WHAT NEEDS TO BE DONE> Without the pictures, set down every line of the data exactly.

DATA EXTRACT>
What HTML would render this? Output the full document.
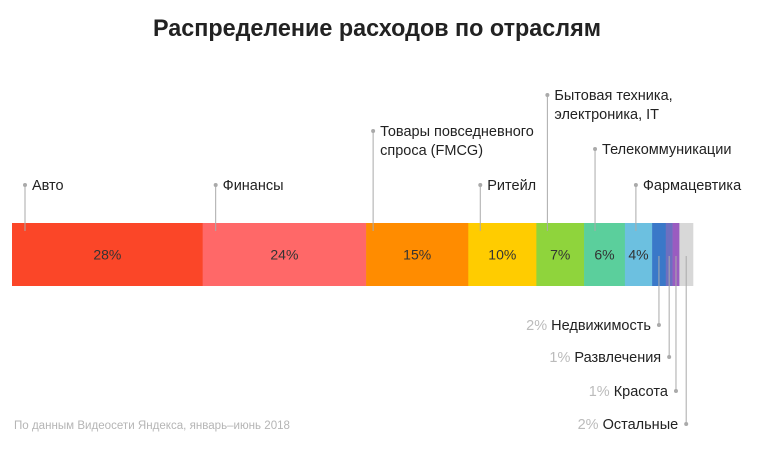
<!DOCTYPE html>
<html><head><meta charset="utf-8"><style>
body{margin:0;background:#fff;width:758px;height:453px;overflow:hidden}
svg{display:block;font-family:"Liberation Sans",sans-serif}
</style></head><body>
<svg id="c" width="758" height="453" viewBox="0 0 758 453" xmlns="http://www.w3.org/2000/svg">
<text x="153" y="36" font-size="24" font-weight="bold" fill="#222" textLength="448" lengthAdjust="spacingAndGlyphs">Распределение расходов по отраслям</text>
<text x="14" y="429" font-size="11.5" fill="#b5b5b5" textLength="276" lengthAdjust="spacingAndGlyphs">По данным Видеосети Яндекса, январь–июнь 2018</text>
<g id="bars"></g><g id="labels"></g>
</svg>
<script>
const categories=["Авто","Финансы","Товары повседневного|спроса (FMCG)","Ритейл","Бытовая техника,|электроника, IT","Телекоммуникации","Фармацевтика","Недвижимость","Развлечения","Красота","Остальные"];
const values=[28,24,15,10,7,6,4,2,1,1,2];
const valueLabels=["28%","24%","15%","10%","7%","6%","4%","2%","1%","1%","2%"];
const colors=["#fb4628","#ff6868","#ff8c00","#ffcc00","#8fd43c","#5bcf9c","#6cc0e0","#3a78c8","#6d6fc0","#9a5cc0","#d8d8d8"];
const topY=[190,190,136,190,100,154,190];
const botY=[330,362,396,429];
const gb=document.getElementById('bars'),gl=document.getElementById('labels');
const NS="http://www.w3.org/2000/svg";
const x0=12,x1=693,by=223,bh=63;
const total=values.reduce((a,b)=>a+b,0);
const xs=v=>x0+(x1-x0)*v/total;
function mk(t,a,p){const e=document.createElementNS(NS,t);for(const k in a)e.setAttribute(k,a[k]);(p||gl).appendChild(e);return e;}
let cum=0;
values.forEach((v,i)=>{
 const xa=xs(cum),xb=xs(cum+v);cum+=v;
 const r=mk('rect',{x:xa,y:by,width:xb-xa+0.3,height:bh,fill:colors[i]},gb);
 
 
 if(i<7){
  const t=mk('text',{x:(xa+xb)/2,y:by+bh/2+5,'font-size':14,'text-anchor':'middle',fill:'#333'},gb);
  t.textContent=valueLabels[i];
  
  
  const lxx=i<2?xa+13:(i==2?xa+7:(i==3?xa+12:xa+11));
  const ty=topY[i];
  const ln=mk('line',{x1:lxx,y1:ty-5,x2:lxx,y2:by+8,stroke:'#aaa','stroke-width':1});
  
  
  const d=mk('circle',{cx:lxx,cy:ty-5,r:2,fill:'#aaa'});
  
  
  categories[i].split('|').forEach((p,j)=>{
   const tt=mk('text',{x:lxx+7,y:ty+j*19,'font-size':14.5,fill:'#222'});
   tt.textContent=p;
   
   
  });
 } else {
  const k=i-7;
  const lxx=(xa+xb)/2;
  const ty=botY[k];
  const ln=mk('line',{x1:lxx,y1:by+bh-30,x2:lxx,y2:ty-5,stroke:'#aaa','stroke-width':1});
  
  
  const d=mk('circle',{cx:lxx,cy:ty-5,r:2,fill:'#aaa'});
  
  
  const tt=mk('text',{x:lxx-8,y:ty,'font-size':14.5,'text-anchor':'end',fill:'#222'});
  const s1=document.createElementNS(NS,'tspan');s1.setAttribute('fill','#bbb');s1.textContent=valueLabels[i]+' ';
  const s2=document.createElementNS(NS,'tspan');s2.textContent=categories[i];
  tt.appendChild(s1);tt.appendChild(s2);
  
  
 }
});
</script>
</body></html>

EXERCISE SOLUTION>
What HTML would render this? Output the full document.
<!DOCTYPE html>
<html><head><meta charset="utf-8"><style>
body{margin:0;background:#fff;width:758px;height:453px;overflow:hidden}
svg{display:block;font-family:"Liberation Sans",sans-serif}
</style></head><body>
<svg id="c" width="758" height="453" viewBox="0 0 758 453" xmlns="http://www.w3.org/2000/svg">
<text x="153" y="36" font-size="24" font-weight="bold" fill="#222" textLength="448" lengthAdjust="spacingAndGlyphs">Распределение расходов по отраслям</text>
<text x="14" y="429" font-size="11.5" fill="#b5b5b5" textLength="276" lengthAdjust="spacingAndGlyphs">По данным Видеосети Яндекса, январь–июнь 2018</text>
<g id="bars"></g><g id="labels"></g>
</svg>
<script>
const categories=["Авто","Финансы","Товары повседневного|спроса (FMCG)","Ритейл","Бытовая техника,|электроника, IT","Телекоммуникации","Фармацевтика","Недвижимость","Развлечения","Красота","Остальные"];
const values=[28,24,15,10,7,6,4,2,1,1,2];
const valueLabels=["28%","24%","15%","10%","7%","6%","4%","2%","1%","1%","2%"];
const colors=["#fb4628","#ff6868","#ff8c00","#ffcc00","#8fd43c","#5bcf9c","#6cc0e0","#3a78c8","#6d6fc0","#9a5cc0","#d8d8d8"];
const topY=[190,190,136,190,100,154,190];
const botY=[330,362,396,429];
const gb=document.getElementById('bars'),gl=document.getElementById('labels');
const NS="http://www.w3.org/2000/svg";
const x0=12,x1=693,by=223,bh=63;
const total=values.reduce((a,b)=>a+b,0);
const xs=v=>x0+(x1-x0)*v/total;
function mk(t,a,p){const e=document.createElementNS(NS,t);for(const k in a)e.setAttribute(k,a[k]);(p||gl).appendChild(e);return e;}
let cum=0;
values.forEach((v,i)=>{
 const xa=xs(cum),xb=xs(cum+v);cum+=v;
 const r=mk('rect',{x:xa,y:by,width:xb-xa+0.3,height:bh,fill:colors[i]},gb);
 
 
 if(i<7){
  const t=mk('text',{x:(xa+xb)/2,y:by+bh/2+5,'font-size':14,'text-anchor':'middle',fill:'#333'},gb);
  t.textContent=valueLabels[i];
  
  
  const lxx=i<2?xa+13:(i==2?xa+7:(i==3?xa+12:xa+11));
  const ty=topY[i];
  const ln=mk('line',{x1:lxx,y1:ty-5,x2:lxx,y2:by+8,stroke:'#aaa','stroke-width':1});
  
  
  const d=mk('circle',{cx:lxx,cy:ty-5,r:2,fill:'#aaa'});
  
  
  categories[i].split('|').forEach((p,j)=>{
   const tt=mk('text',{x:lxx+7,y:ty+j*19,'font-size':14.5,fill:'#222'});
   tt.textContent=p;
   
   
  });
 } else {
  const k=i-7;
  const lxx=(xa+xb)/2;
  const ty=botY[k];
  const ln=mk('line',{x1:lxx,y1:by+bh-30,x2:lxx,y2:ty-5,stroke:'#aaa','stroke-width':1});
  
  
  const d=mk('circle',{cx:lxx,cy:ty-5,r:2,fill:'#aaa'});
  
  
  const tt=mk('text',{x:lxx-8,y:ty,'font-size':14.5,'text-anchor':'end',fill:'#222'});
  const s1=document.createElementNS(NS,'tspan');s1.setAttribute('fill','#bbb');s1.textContent=valueLabels[i]+' ';
  const s2=document.createElementNS(NS,'tspan');s2.textContent=categories[i];
  tt.appendChild(s1);tt.appendChild(s2);
  
  
 }
});
</script>
</body></html>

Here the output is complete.